When Annabel brings in Lily from the cold, and warms her hands with her own breath, Lily stops hating her and opens up enough to like her, because Edith, despite all her love, can never give her warmth.
Edith sparing Annabel's life because she promised Victoria she wouldn't hurt Annabel.
Despite murdering his business partners, his wife, and attempting to do the same to his daughters, Jeff's ghost wakes his brother up to urge him to save the girls.
Annabel drinks Heineken beer in one scene, with the bottle practically right up to the camera lens.
Psychic Dreams for Everyone: Mama/Edith conveys her presence and shares her tale of woe via these; Victoria and Annabel thus learn her blood-soaked origins and come to sympathize with her. Lucas, for his part, is pulled out of his Convenient Coma by a dream of the ghost of his dead brother, who begs him to save his daughters.

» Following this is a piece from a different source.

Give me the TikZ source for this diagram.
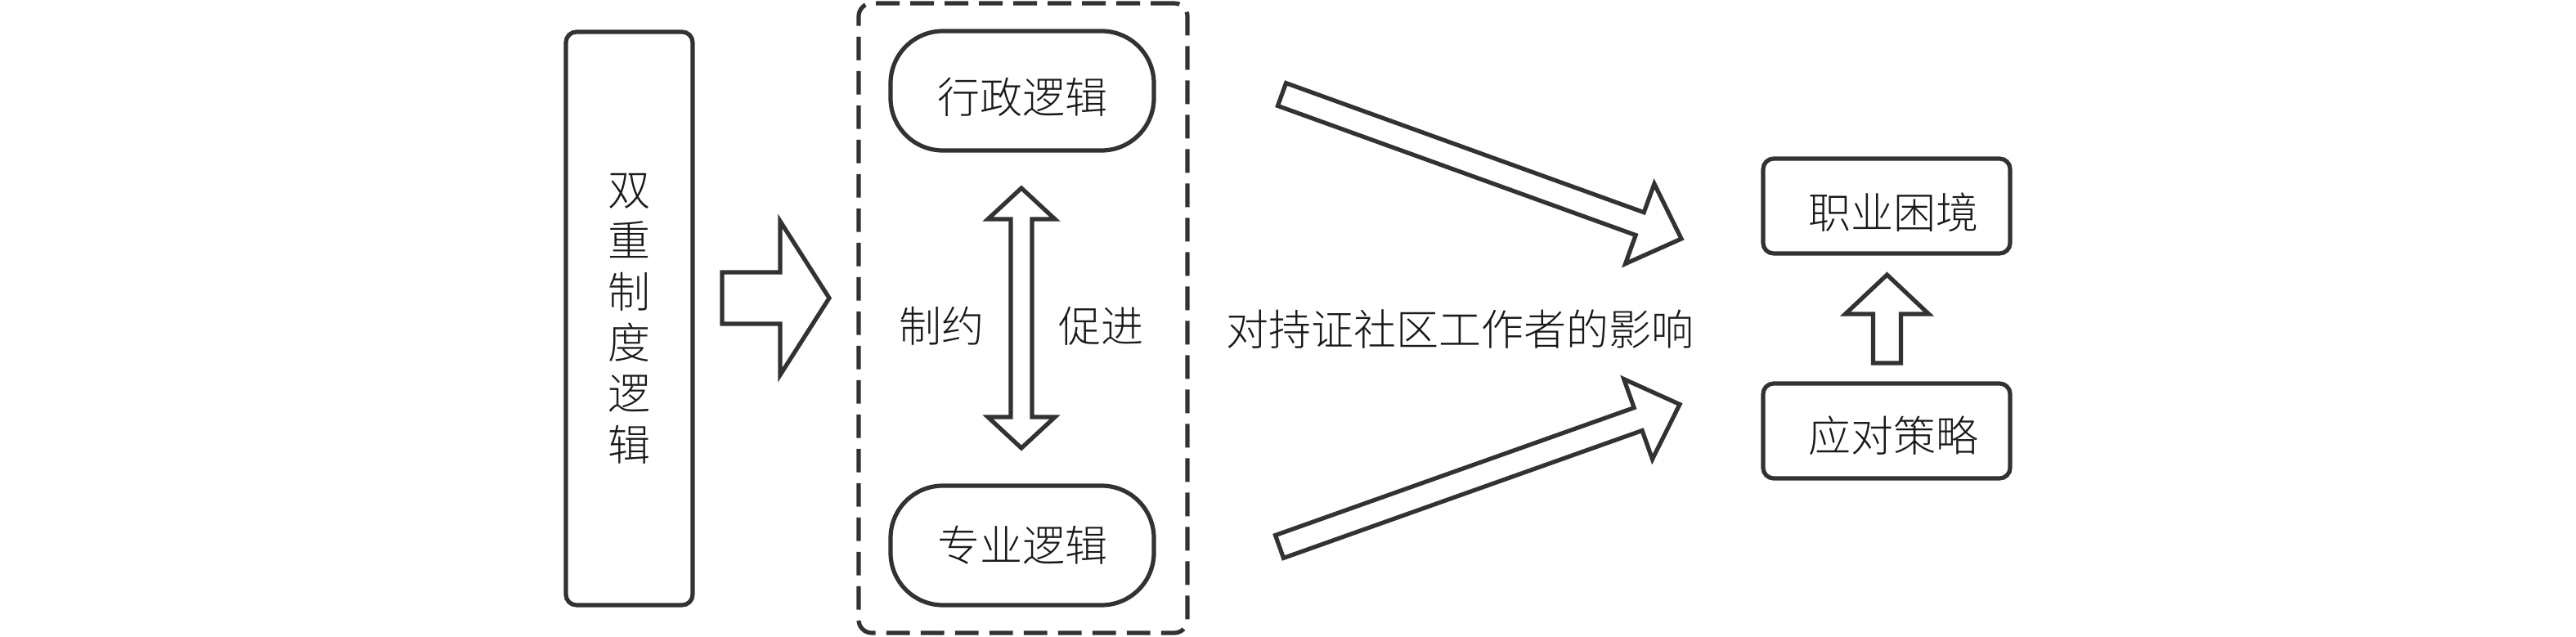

Rule of Symbolism: There are several references to Edith's real baby, hanging from a tree branch in its sling, which liken it to a moth's cocoon. At the end of the film, Edith enshrouds herself and Lily in a cocoon-like shape, which crashes into the same branch, and bursts into thousands of butterflies.

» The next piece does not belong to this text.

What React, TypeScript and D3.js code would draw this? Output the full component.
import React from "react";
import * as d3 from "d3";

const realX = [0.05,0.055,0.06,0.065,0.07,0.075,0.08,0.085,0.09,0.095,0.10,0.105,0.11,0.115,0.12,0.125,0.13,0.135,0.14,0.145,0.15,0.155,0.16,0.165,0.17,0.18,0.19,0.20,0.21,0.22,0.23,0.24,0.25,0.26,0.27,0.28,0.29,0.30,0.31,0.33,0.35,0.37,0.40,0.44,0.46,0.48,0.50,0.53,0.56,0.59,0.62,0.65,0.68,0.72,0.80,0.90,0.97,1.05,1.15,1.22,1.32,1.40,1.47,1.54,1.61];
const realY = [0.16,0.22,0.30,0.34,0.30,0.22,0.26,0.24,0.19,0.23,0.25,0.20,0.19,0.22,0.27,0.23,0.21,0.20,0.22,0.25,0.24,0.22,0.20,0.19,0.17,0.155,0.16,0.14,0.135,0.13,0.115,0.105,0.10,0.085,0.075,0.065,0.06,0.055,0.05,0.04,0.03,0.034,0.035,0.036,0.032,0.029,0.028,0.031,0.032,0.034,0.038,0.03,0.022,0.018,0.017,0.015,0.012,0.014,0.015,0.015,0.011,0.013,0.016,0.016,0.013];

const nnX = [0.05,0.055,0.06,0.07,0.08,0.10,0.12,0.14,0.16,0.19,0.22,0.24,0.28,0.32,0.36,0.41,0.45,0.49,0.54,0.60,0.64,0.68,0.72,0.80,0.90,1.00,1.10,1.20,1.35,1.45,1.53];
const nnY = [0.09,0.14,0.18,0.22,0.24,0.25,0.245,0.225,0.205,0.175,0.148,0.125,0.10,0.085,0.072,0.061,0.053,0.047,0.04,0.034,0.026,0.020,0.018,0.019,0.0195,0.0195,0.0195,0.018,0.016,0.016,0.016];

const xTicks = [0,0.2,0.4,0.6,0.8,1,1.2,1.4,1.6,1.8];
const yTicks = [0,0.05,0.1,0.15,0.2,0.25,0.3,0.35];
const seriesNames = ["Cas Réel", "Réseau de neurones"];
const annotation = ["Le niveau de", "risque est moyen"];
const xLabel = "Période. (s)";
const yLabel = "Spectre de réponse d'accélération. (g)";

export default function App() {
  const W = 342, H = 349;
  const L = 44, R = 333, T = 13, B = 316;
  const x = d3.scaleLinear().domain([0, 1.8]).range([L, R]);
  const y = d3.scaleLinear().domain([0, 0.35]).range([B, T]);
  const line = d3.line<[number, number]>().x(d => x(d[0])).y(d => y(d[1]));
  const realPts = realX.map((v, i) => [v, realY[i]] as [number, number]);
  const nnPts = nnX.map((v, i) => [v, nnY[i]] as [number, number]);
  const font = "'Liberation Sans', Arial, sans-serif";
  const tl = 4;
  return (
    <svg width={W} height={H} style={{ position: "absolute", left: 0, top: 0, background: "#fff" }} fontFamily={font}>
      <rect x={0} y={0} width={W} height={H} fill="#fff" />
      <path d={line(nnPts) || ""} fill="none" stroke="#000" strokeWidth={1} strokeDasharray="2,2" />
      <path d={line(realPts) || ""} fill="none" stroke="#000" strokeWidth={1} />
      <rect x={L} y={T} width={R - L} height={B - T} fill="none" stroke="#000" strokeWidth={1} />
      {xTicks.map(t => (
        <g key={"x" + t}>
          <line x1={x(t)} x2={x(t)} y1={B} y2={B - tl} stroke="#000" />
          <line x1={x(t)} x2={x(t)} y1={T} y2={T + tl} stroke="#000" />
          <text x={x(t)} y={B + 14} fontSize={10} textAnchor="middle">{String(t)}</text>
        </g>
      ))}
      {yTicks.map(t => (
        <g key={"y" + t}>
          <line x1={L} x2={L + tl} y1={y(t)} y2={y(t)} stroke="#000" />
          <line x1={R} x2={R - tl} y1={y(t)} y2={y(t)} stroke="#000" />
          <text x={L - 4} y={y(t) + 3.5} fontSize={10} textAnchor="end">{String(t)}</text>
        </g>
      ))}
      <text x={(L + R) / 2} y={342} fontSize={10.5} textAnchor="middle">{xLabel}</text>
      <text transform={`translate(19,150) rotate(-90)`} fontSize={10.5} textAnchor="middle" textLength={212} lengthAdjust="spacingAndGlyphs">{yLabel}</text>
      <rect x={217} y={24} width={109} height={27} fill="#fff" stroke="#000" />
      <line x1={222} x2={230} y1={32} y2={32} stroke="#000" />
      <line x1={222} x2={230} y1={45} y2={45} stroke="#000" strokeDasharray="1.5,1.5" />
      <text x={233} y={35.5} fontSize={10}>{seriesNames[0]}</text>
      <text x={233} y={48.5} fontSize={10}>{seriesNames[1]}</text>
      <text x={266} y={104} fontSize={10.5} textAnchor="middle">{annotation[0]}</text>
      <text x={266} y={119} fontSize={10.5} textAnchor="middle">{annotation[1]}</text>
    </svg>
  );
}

Shown Their Work: The effects the five years of isolation had on the children, particularly Lilly, is this. Lilly refusing to wear shoes, refusing to sleep on the bed, refusing to sit at the table, crawling around on all fours and the way she was half-bent forward (as though she wanted to crawl) and clinging to her sister all show ways in which feral children have been shown to act. In the pictures shown during the opening credits, Victoria is drawn standing, but eventually she is shown to have dropped to all fours (like her sister, who never walked on two feet).
The Voiceless: Even in flashbacks to when she was human Mama never speaks, just grunts and groans. She says one word in the entire movie, and it's near the very end. It's "Lily". She's actually got a rather lovely voice. Pity she only spoke once...
Worthy Opponent: Near the end, Mama/Edith seems to start regarding Annabel this way.
Yandere: Mama/Edith is a parental version rather than the usual romantic one.